Human rights groups have urged the IOC to pressure Beijing to improve its human rights record, especially after violence in Tibet earlier this month.
In mid-March, Tibetan areas were rocked by anti-Chinese protests and riots, claiming the lives of 18 innocent civilians and a police officer in Tibet’s regional capital, Lhasa, and four civilians in nearby Sichuan province, according to the Chinese government.
Exiled Tibetans say as many as 100 Tibetans died.
The unrest flared in Tibet when Buddhist monks started demonstrating in Lhasa on March 10, the 49th anniversary of a failed uprising against Chinese rule.

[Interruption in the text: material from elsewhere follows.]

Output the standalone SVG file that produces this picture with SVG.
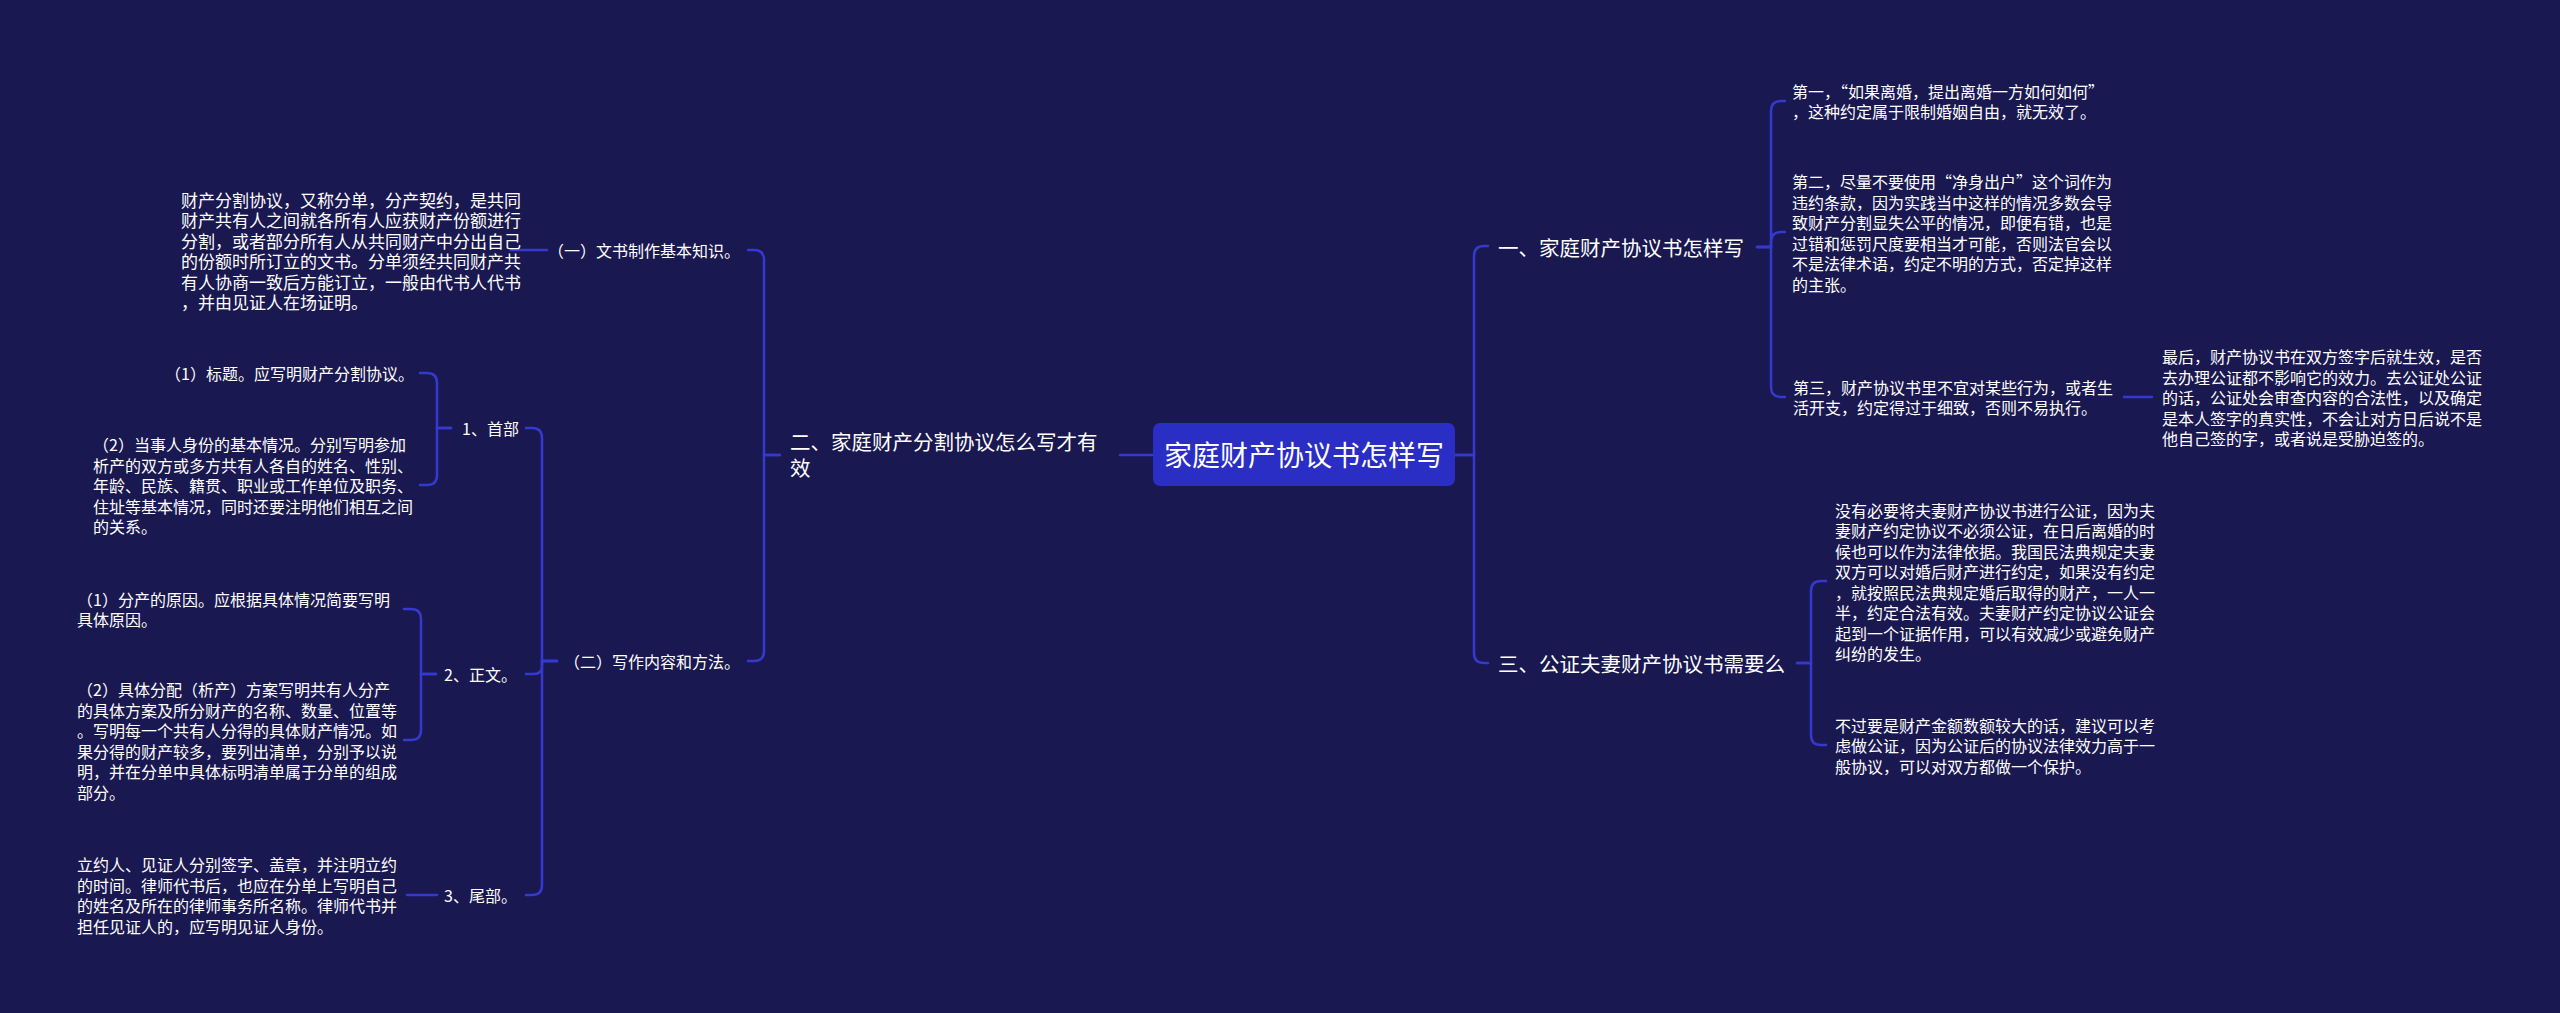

China has accused the Dalai Lama, the exiled Tibetan Buddhist leader, of plotting “terror” to wreck the country’s Olympics. The Dalai Lama has rejected the claims, saying he does not oppose Beijing’s Games.
“I have no message to give to China for what the sovereignty of China is concerned,” Rogge said. “But the Games cannot be held in an atmosphere of violence. We are concerned about what is happening in Tibet.”
Exiled activists for an independent Tibet have pledged to demonstrate in Olympia on Monday.
Rogge said while he respected the activists’ cause, the IOC was neither a political organization nor an NGO.
“We know our limits,” he said. “We will not enter into a political discussion,” he said, adding that when the Games were awarded to Beijing, the IOC had carefully studied the country’s human rights situation.
Human rights groups and other organizations have called for a tough stance against Beijing following the Tibet violence and even a Games boycott.
Following the interview, Rogge was approached by an exiled Tibetan activist who had urged him on Sunday to drop the Tibet leg of the Beijing Games torch relay.
“I respect your cause,” Rogge told Tenzin Dorjee, the deputy director of the U.S.-based Students for a Free Tibet, who confronted him at the hotel lobby.
“I am not going to engage in a discussion now,” he added.
Tenzin Dorjee, who has pledged to stage some form of protest in Olympia later in the day, said he was disappointed by the IOC chief’s answers.